▶ The request:
All lines below must be repeated exactly, with the pictures omitted.

▶ Dataset extract:
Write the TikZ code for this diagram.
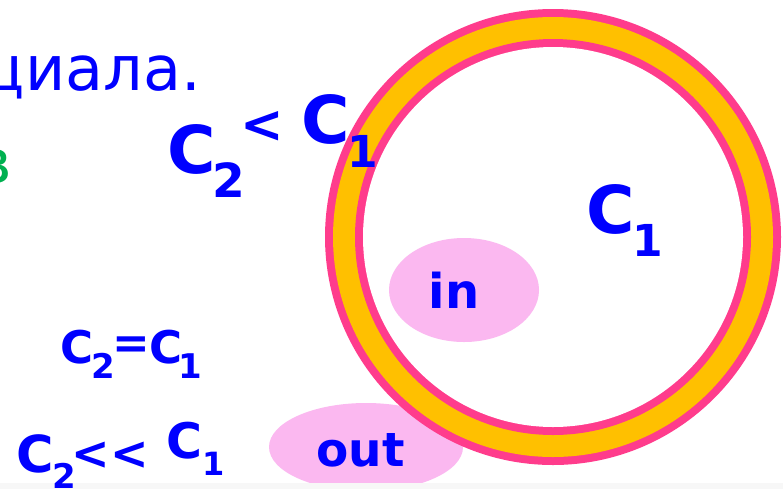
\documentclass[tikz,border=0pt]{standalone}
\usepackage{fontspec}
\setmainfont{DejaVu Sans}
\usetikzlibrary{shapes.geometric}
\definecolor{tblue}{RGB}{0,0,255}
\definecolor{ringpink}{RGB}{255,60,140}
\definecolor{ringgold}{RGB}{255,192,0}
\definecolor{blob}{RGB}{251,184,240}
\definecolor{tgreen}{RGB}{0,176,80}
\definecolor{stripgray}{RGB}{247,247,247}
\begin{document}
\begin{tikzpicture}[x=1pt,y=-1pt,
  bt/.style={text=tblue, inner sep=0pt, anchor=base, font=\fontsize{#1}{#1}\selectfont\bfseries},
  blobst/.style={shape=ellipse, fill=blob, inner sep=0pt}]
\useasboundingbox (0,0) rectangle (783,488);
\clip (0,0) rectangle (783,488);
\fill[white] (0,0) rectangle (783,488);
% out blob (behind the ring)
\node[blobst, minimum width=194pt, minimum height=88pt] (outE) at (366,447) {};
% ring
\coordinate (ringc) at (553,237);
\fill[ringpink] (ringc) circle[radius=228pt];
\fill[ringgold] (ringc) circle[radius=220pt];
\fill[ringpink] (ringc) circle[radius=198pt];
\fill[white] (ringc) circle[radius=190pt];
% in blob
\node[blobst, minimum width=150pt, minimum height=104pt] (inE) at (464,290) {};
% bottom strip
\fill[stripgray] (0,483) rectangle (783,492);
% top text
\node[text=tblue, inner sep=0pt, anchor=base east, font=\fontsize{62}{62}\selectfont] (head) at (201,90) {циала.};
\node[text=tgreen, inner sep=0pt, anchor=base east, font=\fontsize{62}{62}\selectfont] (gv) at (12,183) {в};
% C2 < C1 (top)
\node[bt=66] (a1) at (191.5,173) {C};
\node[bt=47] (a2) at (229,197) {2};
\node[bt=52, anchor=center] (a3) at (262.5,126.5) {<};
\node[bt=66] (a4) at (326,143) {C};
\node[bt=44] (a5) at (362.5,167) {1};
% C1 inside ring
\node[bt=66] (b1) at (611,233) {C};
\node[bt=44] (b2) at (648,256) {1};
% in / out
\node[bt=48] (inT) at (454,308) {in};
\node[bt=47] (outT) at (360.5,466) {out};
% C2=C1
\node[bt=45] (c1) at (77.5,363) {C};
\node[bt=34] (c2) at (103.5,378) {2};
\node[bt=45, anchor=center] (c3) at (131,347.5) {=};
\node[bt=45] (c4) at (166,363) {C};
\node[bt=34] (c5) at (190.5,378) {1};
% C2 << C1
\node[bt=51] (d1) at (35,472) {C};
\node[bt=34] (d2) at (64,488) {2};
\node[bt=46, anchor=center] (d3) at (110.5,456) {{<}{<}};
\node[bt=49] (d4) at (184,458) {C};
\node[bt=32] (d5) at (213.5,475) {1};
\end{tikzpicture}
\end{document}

▶ Solution for this problem:
Write the TikZ code for this diagram.
\documentclass[tikz,border=0pt]{standalone}
\usepackage{fontspec}
\setmainfont{DejaVu Sans}
\usetikzlibrary{shapes.geometric}
\definecolor{tblue}{RGB}{0,0,255}
\definecolor{ringpink}{RGB}{255,60,140}
\definecolor{ringgold}{RGB}{255,192,0}
\definecolor{blob}{RGB}{251,184,240}
\definecolor{tgreen}{RGB}{0,176,80}
\definecolor{stripgray}{RGB}{247,247,247}
\begin{document}
\begin{tikzpicture}[x=1pt,y=-1pt,
  bt/.style={text=tblue, inner sep=0pt, anchor=base, font=\fontsize{#1}{#1}\selectfont\bfseries},
  blobst/.style={shape=ellipse, fill=blob, inner sep=0pt}]
\useasboundingbox (0,0) rectangle (783,488);
\clip (0,0) rectangle (783,488);
\fill[white] (0,0) rectangle (783,488);
% out blob (behind the ring)
\node[blobst, minimum width=194pt, minimum height=88pt] (outE) at (366,447) {};
% ring
\coordinate (ringc) at (553,237);
\fill[ringpink] (ringc) circle[radius=228pt];
\fill[ringgold] (ringc) circle[radius=220pt];
\fill[ringpink] (ringc) circle[radius=198pt];
\fill[white] (ringc) circle[radius=190pt];
% in blob
\node[blobst, minimum width=150pt, minimum height=104pt] (inE) at (464,290) {};
% bottom strip
\fill[stripgray] (0,483) rectangle (783,492);
% top text
\node[text=tblue, inner sep=0pt, anchor=base east, font=\fontsize{62}{62}\selectfont] (head) at (201,90) {циала.};
\node[text=tgreen, inner sep=0pt, anchor=base east, font=\fontsize{62}{62}\selectfont] (gv) at (12,183) {в};
% C2 < C1 (top)
\node[bt=66] (a1) at (191.5,173) {C};
\node[bt=47] (a2) at (229,197) {2};
\node[bt=52, anchor=center] (a3) at (262.5,126.5) {<};
\node[bt=66] (a4) at (326,143) {C};
\node[bt=44] (a5) at (362.5,167) {1};
% C1 inside ring
\node[bt=66] (b1) at (611,233) {C};
\node[bt=44] (b2) at (648,256) {1};
% in / out
\node[bt=48] (inT) at (454,308) {in};
\node[bt=47] (outT) at (360.5,466) {out};
% C2=C1
\node[bt=45] (c1) at (77.5,363) {C};
\node[bt=34] (c2) at (103.5,378) {2};
\node[bt=45, anchor=center] (c3) at (131,347.5) {=};
\node[bt=45] (c4) at (166,363) {C};
\node[bt=34] (c5) at (190.5,378) {1};
% C2 << C1
\node[bt=51] (d1) at (35,472) {C};
\node[bt=34] (d2) at (64,488) {2};
\node[bt=46, anchor=center] (d3) at (110.5,456) {{<}{<}};
\node[bt=49] (d4) at (184,458) {C};
\node[bt=32] (d5) at (213.5,475) {1};
\end{tikzpicture}
\end{document}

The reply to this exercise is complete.